- **Exercise requirements**: Transcribe every line exactly. Leave the pictures behind.

- **Collected data**:
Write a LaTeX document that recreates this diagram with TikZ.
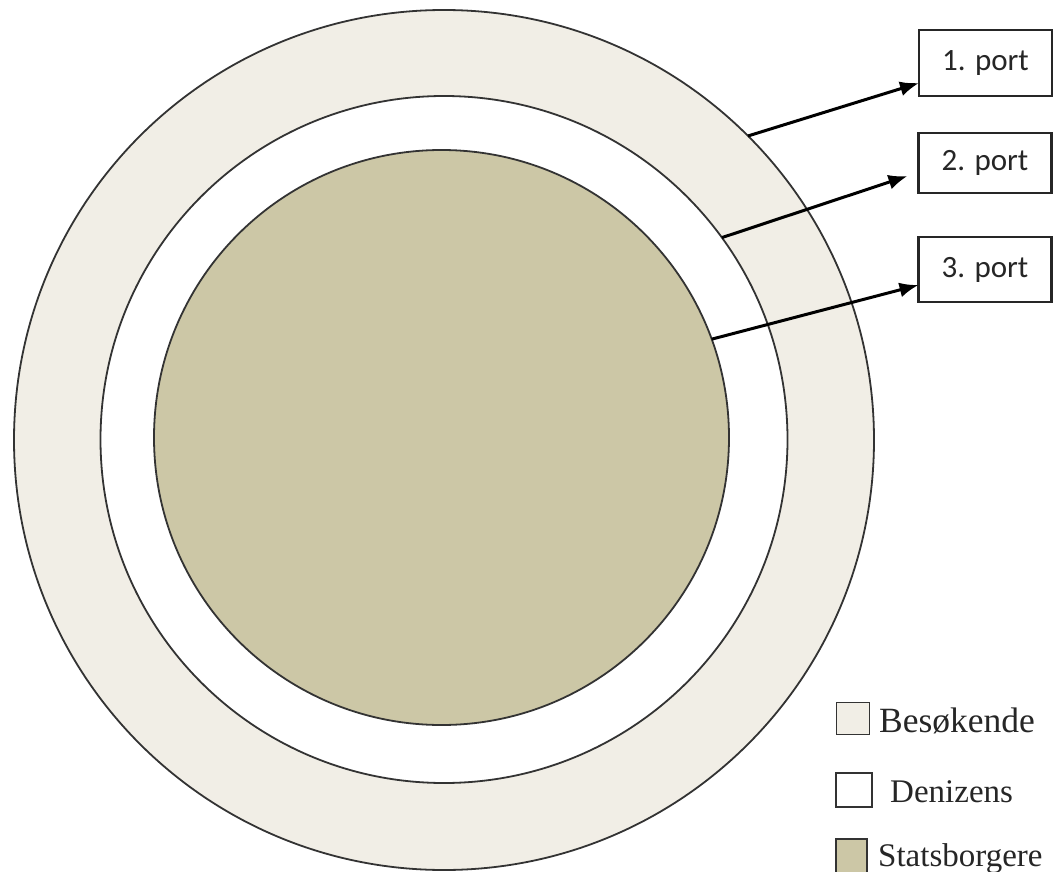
\documentclass[tikz,border=0pt]{standalone}
\usepackage{fontspec}
\setmainfont{Liberation Serif}
\newfontfamily\portfont{Carlito}
\usetikzlibrary{arrows.meta}
\definecolor{visitc}{HTML}{F1EEE6}
\definecolor{citizc}{HTML}{CCC7A6}
\definecolor{linec}{HTML}{333333}
\begin{document}
\begin{tikzpicture}[x=1pt,y=-1pt,
  ring/.style={circle,draw=linec,line width=1.8pt,inner sep=0pt,outer sep=0pt},
  portbox/.style={draw=black!85,line width=2.2pt,fill=white,minimum width=133pt,inner sep=0pt,outer sep=0pt,
    font=\portfont\fontsize{31}{31}\selectfont,text=black!85},
  keybox/.style={draw=linec,line width=1.6pt,minimum width=33pt,minimum height=32pt,inner sep=0pt},
  keytext/.style={anchor=base west,inner sep=0pt,font=\fontsize{33}{33}\selectfont,text=black!85},
  arr/.style={-{Latex[length=19pt,width=15pt]},line width=3pt,black}]
\useasboundingbox (0,0) rectangle (1055,872);
% circles
\node[ring,fill=visitc,minimum size=860pt] (outer) at (444,440) {};
\node[ring,fill=white,minimum size=687pt] (mid) at (444,439.5) {};
\node[ring,fill=citizc,minimum size=575pt] (inner) at (441.5,437.5) {};
% port boxes
\node[portbox,minimum height=66pt] (p1) at (985.5,63) {1. port};
\node[portbox,minimum height=60pt] (p2) at (985,163) {2. port};
\node[portbox,minimum height=65pt] (p3) at (985,269.5) {3. port};
% arrows
\draw[arr] (outer.45.9) -- ([yshift=-20pt]p1.west);
\draw[arr] (mid.36.7) -- ([xshift=-11pt,yshift=-13pt]p2.west);
\draw[arr] (inner.20) -- ([yshift=-15.5pt]p3.west);
% legend
\node[keybox,fill=visitc] (k1) at (853,718.5) {};
\node[keybox,fill=white,minimum width=36pt,minimum height=34pt] (k2) at (854,790) {};
\node[keybox,fill=citizc,minimum width=31pt,minimum height=34pt] (k3) at (851.5,856) {};
\node[keytext,font=\fontsize{35.5}{35.5}\selectfont] (t1) at (879,732) {Besøkende};
\node[keytext] (t2) at (890,802) {Denizens};
\node[keytext] (t3) at (878,866) {Statsborgere};
\end{tikzpicture}
\end{document}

- **Output**:
Write a LaTeX document that recreates this diagram with TikZ.
\documentclass[tikz,border=0pt]{standalone}
\usepackage{fontspec}
\setmainfont{Liberation Serif}
\newfontfamily\portfont{Carlito}
\usetikzlibrary{arrows.meta}
\definecolor{visitc}{HTML}{F1EEE6}
\definecolor{citizc}{HTML}{CCC7A6}
\definecolor{linec}{HTML}{333333}
\begin{document}
\begin{tikzpicture}[x=1pt,y=-1pt,
  ring/.style={circle,draw=linec,line width=1.8pt,inner sep=0pt,outer sep=0pt},
  portbox/.style={draw=black!85,line width=2.2pt,fill=white,minimum width=133pt,inner sep=0pt,outer sep=0pt,
    font=\portfont\fontsize{31}{31}\selectfont,text=black!85},
  keybox/.style={draw=linec,line width=1.6pt,minimum width=33pt,minimum height=32pt,inner sep=0pt},
  keytext/.style={anchor=base west,inner sep=0pt,font=\fontsize{33}{33}\selectfont,text=black!85},
  arr/.style={-{Latex[length=19pt,width=15pt]},line width=3pt,black}]
\useasboundingbox (0,0) rectangle (1055,872);
% circles
\node[ring,fill=visitc,minimum size=860pt] (outer) at (444,440) {};
\node[ring,fill=white,minimum size=687pt] (mid) at (444,439.5) {};
\node[ring,fill=citizc,minimum size=575pt] (inner) at (441.5,437.5) {};
% port boxes
\node[portbox,minimum height=66pt] (p1) at (985.5,63) {1. port};
\node[portbox,minimum height=60pt] (p2) at (985,163) {2. port};
\node[portbox,minimum height=65pt] (p3) at (985,269.5) {3. port};
% arrows
\draw[arr] (outer.45.9) -- ([yshift=-20pt]p1.west);
\draw[arr] (mid.36.7) -- ([xshift=-11pt,yshift=-13pt]p2.west);
\draw[arr] (inner.20) -- ([yshift=-15.5pt]p3.west);
% legend
\node[keybox,fill=visitc] (k1) at (853,718.5) {};
\node[keybox,fill=white,minimum width=36pt,minimum height=34pt] (k2) at (854,790) {};
\node[keybox,fill=citizc,minimum width=31pt,minimum height=34pt] (k3) at (851.5,856) {};
\node[keytext,font=\fontsize{35.5}{35.5}\selectfont] (t1) at (879,732) {Besøkende};
\node[keytext] (t2) at (890,802) {Denizens};
\node[keytext] (t3) at (878,866) {Statsborgere};
\end{tikzpicture}
\end{document}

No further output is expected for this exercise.